- Born: Luchtighern Mac Ua Trato
- Died: c. 550
- Occupation: Christian leader
- Known for: Abbot of Ennistymon

= Luchtigern =

Luchtigern (Luctigernus) was an early Christian leader who was active in Ireland in the 6th century, and has been recognized as a saint by the Catholic Church.

==Life==

According to The Martyrology of Donegal Luchtigern's mother was Brigh, daughter of Forannan, son of Conall, son of Tochtan, son of Amhalgaidh, sister of Maelaithghin.
He was a disciple of Saint Ruadhán of Lorrha.
He appears to be a different person from Luchern or Luctigern, a disciple of Saint Comgall at Bangor.
Luchtigern presided over the abbey of Ennistymon, which has since disappeared without trace.
An old ruined church in the Ennistymon burial ground, although more recent, most likely marks the location of the abbey.
Luchtigern resigned the apostleship of Ennistymon to Saint Mainchín.
Luchtigern was also connected with Corcomroe Abbey, and seems to have had authority over all of Thomond or North Munster.

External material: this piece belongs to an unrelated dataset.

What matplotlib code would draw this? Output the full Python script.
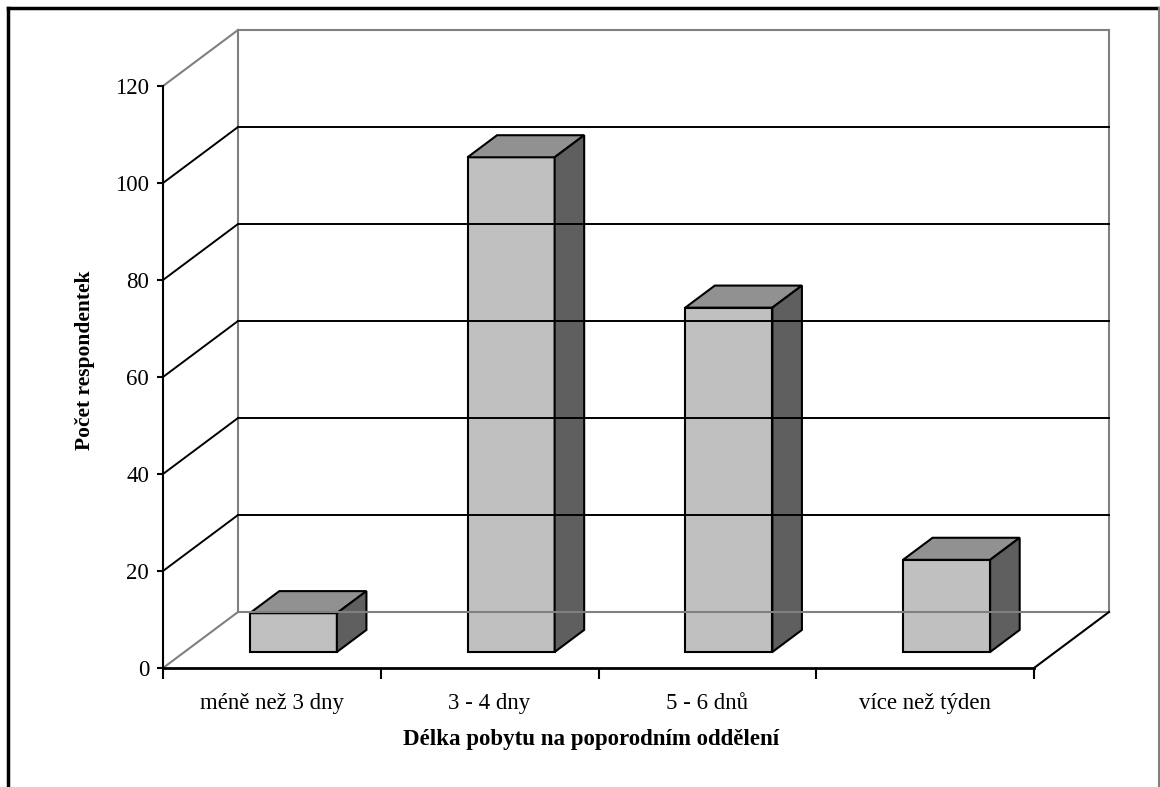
import matplotlib
matplotlib.use("Agg")
import matplotlib.pyplot as plt
from matplotlib.patches import Polygon
from matplotlib.lines import Line2D

# Data
categories = ["méně než 3 dny", "3 - 4 dny", "5 - 6 dnů", "více než týden"]
counts = [8, 102, 71, 19]
y_ticks = [0, 20, 40, 60, 80, 100, 120]

plt.rcParams["font.family"] = ["Liberation Serif", "DejaVu Serif"]

W, H = 1160, 787
fig = plt.figure(figsize=(W / 100, H / 100), dpi=100)

# Front plane of the 3D box, in figure pixels
left_px, right_px, zero_px, top_px = 163, 1034, 668, 86
ax = fig.add_axes([left_px / W, 1 - zero_px / H,
                   (right_px - left_px) / W, (zero_px - top_px) / H])
n = len(categories)
ax.set_xlim(0, n)
ax.set_ylim(0, 120)
ax.patch.set_visible(False)

# Depth offset of the back wall, in data units
px_per_cat = (right_px - left_px) / n
px_per_val = (zero_px - top_px) / 120
dxc = 75 / px_per_cat
dyv = 56 / px_per_val

grey = "#808080"
kw = dict(clip_on=False, transform=ax.transData)

# Walls and floor outline
ax.add_line(Line2D([dxc, dxc], [dyv, 120 + dyv], color=grey, lw=1.5, **kw))
ax.add_line(Line2D([n + dxc, n + dxc], [dyv, 120 + dyv], color=grey, lw=1.5, **kw))
ax.add_line(Line2D([dxc, n + dxc], [120 + dyv, 120 + dyv], color=grey, lw=1.5, **kw))
ax.add_line(Line2D([0, dxc], [120, 120 + dyv], color=grey, lw=1.5, **kw))
ax.add_line(Line2D([dxc, n + dxc], [dyv, dyv], color=grey, lw=1.5, **kw))
ax.add_line(Line2D([0, dxc], [0, dyv], color=grey, lw=1.5, **kw))
ax.add_line(Line2D([n, n + dxc], [0, dyv], color="black", lw=1.5, **kw))

# Gridlines on side wall and back wall
for t in y_ticks[1:-1]:
    ax.add_line(Line2D([0, dxc], [t, t + dyv], color="black", lw=1.4, **kw))
    ax.add_line(Line2D([dxc, n + dxc], [t + dyv, t + dyv], color="black", lw=1.4, **kw))

# 3D bars
f0, f1 = 0.286, 0.68
bw = 0.4
ddx, ddy = (f1 - f0) * dxc, (f1 - f0) * dyv
for i, v in enumerate(counts):
    x0 = i + 0.5 - bw / 2 + f0 * dxc
    x1 = x0 + bw
    y0 = f0 * dyv
    y1 = y0 + v
    front = [(x0, y0), (x1, y0), (x1, y1), (x0, y1)]
    top = [(x0, y1), (x1, y1), (x1 + ddx, y1 + ddy), (x0 + ddx, y1 + ddy)]
    side = [(x1, y0), (x1 + ddx, y0 + ddy), (x1 + ddx, y1 + ddy), (x1, y1)]
    for pts, col in ((front, "#c0c0c0"), (top, "#919191"), (side, "#5f5f5f")):
        ax.add_patch(Polygon(pts, closed=True, facecolor=col, edgecolor="black",
                             lw=1.5, joinstyle="miter", **kw))

# Axes styling
for s in ("top", "right"):
    ax.spines[s].set_visible(False)
ax.spines["left"].set_linewidth(1.5)
ax.spines["bottom"].set_linewidth(2)
ax.set_yticks(y_ticks)
ax.tick_params(axis="y", length=4, width=1.5, labelsize=16.5, pad=6, direction="out")
ax.set_xticks(range(n + 1))
ax.set_xticklabels([])
ax.set_xticks([i + 0.5 for i in range(n)], minor=True)
ax.set_xticklabels(categories, minor=True)
ax.tick_params(axis="x", which="major", length=8, width=1.5, direction="out")
ax.tick_params(axis="x", which="minor", length=0, labelsize=16.5, pad=18)

ax.set_ylabel("Počet respondentek", fontsize=15.5, fontweight="bold")
ax.yaxis.set_label_coords(-0.078, 0.529)
ax.set_xlabel("Délka pobytu na poporodním oddělení", fontsize=16.5, fontweight="bold")
ax.xaxis.set_label_coords(0.491, -0.105)

# Chart area border (open at the bottom)
fig.add_artist(Line2D([8 / W, 8 / W], [0, 1 - 8 / H], color="black", lw=2.5,
                      transform=fig.transFigure))
fig.add_artist(Line2D([8 / W, 1159 / W], [1 - 8 / H, 1 - 8 / H], color="black", lw=2.5,
                      transform=fig.transFigure))
fig.add_artist(Line2D([1159 / W, 1159 / W], [0, 1 - 8 / H], color=grey, lw=1.5,
                      transform=fig.transFigure))

fig.savefig("out.png", dpi=100)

Luchtigern is mentioned in the life of Saint Mac Creiche, who died in 541. At this time Luchtigern was connected with Ennistymon and Corcomroe.
He accompanied MacCreiche to Carn Mic Táil to give advice to the Corca Modruadh and Tuadhmhumhain people over a tribute of cattle that the king of Connaught was demanding.
Luchtigern's main church would have been at Tuam Fionnlocha in the barony of Upper Bunratty.
Tuamfinlough is the oldest known settlement in the region of Newmarket-on-Fergus.
He is commemorated in the Feast of St. Luchtigern on 29 April, the date when he became abbot of Tuam Fionnlocha.

==Legends==
===Visit to Saint Íte===
Luchtigern was one of the friends of Saint Íte, a contemporary of Saint Brigid of Kildare.
It is recorded that Luchtigern and Saint Laisren were travelling to visit Íte with a young monk, who called them "stupid and foolish" to visit the old hag. The abbots reproved the monk, suspecting that Íte would have heard his words. Their fears were justified. Íte greeted them by asking why they had come to visit an old hag. The young monk was forced to do penance before the visit could proceed.

===Plague stone ===

A traditional story tells of Luchtigern curing a woman inflicted by the plague, who came to him when he was working in the field at Tomfinlough with two deacons.
One of the deacons was greatly impressed, and attributed the cure to God working through the saint. The other was skeptical.
Luchtigern carved three faces on a stone, representing himself and the deacons, and said that heaven would show who was right.
Soon the face of the skeptic was worn away, while the other two faces remained.
The "plague stone" with its three bosses, one flat and two round, is part of the Tomfinlough graveyard wall, and may be seen today.